“I thought wow, great opportunity for a building to get cleaner,” said Lisa Harrison, a Sane Energy Core team member who has been trying to get her building on the Upper West Side in New York City to convert to a 100% renewable source for heating. “And I keep running up against brick walls.”
Like many New Yorkers, Lisa lives in an older building that uses a boiler that burns number 2 oil for heat. The boiler in Lisa’s co-op building is over 35 years old and residents are looking to replace it.
Lisa was excited about the potential to get her building off of fossil fuels for heating and did an exhaustive search of renewable energy solutions, but found insurmountable roadblocks with each option.
She was told that the building’s roof wasn’t large enough for solar and the only company offering biodiesel is “reorganizing” their business model and currently not offering it. She was very excited about geothermal, a system of underground loops that use the consistent temperatures of the earth to heat and cool buildings, but it was prohibitively expensive.
A contractor originally estimated that geothermal would cost $400,000 with NYSERDA offering a $30,000 incentive. $370,000 was well beyond what the building could afford but Lisa was hopefully they could raise funds through a crowdsourcing platform, a loan and maybe get more incentives from the city.
But then came all the additional consulting and permitting fees to drill through the sidewalk and under the building, which would be at least another $100,0000.
And after all that there was a chance the plan would have to be abandoned if the drilling process drifted toward Amsterdam Avenue where a major waterline is located.
So what’s the alternative? Fracked gas.
“Some of the shareholders are very enthusiastic about converting to gas because it’s cheap and everyone is doing it,” said Lisa. “Our neighbors on both sides of this building have converted to gas and some other buildings on the block. A lot of buildings in New York have converted to gas.”
National Grid, the main provider of gas for New York City, is spending $200 million dollars a year converting customers in New York City and Long Island from oil to gas and have a whole section of their website devoted to how easy and affordable it is to switch.
“I think this started with Mayor Bloomberg,” said Lisa. “Converting to gas was made very easy.”

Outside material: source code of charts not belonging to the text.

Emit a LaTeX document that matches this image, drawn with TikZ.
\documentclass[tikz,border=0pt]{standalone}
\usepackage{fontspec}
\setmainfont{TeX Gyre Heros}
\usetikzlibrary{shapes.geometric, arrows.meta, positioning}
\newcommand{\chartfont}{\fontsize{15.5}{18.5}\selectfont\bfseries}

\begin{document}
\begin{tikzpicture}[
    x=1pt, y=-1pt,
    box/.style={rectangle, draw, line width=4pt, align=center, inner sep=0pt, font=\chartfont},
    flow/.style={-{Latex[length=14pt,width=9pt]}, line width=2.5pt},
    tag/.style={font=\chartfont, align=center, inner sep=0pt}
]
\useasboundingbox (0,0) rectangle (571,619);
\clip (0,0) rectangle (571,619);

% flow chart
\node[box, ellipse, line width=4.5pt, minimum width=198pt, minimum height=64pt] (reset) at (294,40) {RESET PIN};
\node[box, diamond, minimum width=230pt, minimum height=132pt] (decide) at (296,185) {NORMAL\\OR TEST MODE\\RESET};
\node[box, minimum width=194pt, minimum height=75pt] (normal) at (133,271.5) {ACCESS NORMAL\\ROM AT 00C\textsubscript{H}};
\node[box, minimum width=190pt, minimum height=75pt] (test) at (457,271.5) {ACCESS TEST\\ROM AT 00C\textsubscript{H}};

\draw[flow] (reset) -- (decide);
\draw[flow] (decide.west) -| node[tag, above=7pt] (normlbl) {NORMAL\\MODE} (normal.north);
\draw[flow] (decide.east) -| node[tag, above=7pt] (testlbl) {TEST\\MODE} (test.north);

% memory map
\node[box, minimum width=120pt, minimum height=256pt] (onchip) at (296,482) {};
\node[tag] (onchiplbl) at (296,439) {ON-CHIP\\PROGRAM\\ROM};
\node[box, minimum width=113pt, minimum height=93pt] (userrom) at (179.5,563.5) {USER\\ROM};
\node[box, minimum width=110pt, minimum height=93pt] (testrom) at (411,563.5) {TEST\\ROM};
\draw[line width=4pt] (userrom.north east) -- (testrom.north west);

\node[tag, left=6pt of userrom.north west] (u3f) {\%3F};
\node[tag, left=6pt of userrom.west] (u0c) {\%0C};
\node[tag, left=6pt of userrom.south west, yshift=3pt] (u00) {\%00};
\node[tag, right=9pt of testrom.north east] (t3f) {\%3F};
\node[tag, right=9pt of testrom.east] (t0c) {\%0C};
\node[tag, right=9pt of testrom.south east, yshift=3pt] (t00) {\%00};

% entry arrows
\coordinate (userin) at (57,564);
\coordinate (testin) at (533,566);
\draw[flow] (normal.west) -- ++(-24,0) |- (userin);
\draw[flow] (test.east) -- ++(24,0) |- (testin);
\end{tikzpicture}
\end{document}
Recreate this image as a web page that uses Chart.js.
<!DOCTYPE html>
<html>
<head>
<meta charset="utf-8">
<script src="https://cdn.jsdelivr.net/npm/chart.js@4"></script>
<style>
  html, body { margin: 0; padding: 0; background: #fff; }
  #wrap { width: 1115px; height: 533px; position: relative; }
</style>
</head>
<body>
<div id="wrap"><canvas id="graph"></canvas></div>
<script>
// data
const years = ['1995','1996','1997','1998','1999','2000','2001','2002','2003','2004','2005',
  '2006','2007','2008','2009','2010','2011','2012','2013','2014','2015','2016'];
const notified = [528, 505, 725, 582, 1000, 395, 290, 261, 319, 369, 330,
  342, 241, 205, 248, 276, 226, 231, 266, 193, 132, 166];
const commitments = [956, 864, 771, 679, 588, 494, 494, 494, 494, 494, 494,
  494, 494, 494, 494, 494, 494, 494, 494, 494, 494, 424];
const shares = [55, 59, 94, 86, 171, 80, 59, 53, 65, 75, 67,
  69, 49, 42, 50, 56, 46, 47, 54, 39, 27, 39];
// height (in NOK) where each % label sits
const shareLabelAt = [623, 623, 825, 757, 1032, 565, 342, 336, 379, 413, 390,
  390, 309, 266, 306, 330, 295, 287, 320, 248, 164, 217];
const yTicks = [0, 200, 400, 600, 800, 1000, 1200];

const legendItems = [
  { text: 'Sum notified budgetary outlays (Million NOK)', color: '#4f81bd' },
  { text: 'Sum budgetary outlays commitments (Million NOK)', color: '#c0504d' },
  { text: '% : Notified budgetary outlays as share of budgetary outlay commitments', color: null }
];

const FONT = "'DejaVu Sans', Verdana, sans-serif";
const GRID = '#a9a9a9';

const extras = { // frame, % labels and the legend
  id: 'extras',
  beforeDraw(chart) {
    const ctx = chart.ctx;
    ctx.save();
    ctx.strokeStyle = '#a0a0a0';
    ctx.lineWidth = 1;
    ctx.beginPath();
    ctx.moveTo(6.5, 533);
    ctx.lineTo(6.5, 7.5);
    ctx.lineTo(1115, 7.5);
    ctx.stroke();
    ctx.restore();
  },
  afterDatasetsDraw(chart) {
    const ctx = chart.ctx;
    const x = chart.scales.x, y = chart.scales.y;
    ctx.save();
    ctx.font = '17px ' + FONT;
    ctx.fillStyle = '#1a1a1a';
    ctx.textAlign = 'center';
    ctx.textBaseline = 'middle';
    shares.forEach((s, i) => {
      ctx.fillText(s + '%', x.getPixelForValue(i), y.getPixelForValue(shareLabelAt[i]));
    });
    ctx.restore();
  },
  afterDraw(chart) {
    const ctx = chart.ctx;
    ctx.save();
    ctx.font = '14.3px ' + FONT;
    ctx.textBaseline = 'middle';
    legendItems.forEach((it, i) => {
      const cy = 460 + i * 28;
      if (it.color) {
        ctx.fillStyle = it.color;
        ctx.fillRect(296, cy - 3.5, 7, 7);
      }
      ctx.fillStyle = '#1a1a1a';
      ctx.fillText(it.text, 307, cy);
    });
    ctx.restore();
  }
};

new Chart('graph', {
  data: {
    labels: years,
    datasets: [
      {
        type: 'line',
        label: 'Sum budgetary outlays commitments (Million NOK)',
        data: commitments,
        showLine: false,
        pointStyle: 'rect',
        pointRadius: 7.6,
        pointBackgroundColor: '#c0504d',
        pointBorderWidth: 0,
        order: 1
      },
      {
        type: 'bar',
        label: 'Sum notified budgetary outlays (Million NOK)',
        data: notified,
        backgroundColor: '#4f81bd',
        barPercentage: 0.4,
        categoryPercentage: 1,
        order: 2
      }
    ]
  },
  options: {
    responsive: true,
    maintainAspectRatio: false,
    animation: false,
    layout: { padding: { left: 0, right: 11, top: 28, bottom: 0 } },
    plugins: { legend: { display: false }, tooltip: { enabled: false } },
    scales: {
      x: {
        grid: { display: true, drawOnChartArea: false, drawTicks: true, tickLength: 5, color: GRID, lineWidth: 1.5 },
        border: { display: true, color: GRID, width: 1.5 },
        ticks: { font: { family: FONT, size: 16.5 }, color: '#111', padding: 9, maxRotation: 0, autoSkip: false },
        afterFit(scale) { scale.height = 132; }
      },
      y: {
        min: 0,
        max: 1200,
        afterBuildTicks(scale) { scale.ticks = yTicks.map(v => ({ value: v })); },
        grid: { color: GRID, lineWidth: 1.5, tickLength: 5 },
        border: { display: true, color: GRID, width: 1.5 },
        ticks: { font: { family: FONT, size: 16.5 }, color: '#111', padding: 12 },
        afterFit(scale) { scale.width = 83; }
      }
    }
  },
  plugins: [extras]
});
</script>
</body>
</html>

When Michael Bloomberg was mayor of New York City he banned the use of number 6 heating oil which is the dirtiest and cheapest form of heating oil, forcing buildings to convert to number 2 oil, which is much more expensive, or to gas.
Bloomberg’s support of fracked gas is at odds with his claim to be a climate leader, and is in lock-step with the fossil fuel industry misnomer that natural gas is clean. Methane, the main competent of fracked gas, is 86 - 100 times more potent a greenhouse gas than carbon dioxide for the first 20 years it’s in the atmosphere.
If just 3% of methane leaks, fracked gas is worse for the climate than coal, the fossil fuel Bloomberg has donated millions of dollars to phase out and replace with gas.
And the data that’s come out on methane leakage is terrifying. Researchers for the Environmental Defense Fund found that pipes under Manhattan averaged 4.3 leaks for each mile of pipe. Alarming leakage rates have been found throughout the entire fracking process from extraction to delivery, debunking any industry claim that gas is a necessary ‘bridge fuel’ to 100% renewables.
It’s not just Bloomberg who is failing to show real climate leadership. New York Governor Cuomo banned fracking in 2014, but has continued to support a massive build out of fracked gas infrastructure across the state. New York is currently the 4th largest consumer of gas and is expanding its use of gas for power and heating. Cuomo even proposes to power the Empire State Plaza with fracked gas generated in an environmental justice community.
Some buildings, like St. Patrick’s Cathedral in midtown Manhattan and even the State Capitol Building in Lansing, MI among many other projects around the world, have gone 100% renewable and installed geothermal, proving it’s possible. What’s lacking is the political will to create a renewable economy. Instead of investing every available dollar in renewable development New York recently bailed out nuclear plants with 7.6 billion taxpayer dollars, and gave tax dollars intended for renewable energy to support fracked gas infrastructure.
“There definitely seems to be a lack of support for really clean energy and a lack of infrastructure,” said Lisa. “Because there is a big infrastructure for gas and oil and basically none for any really clean heat in New York.”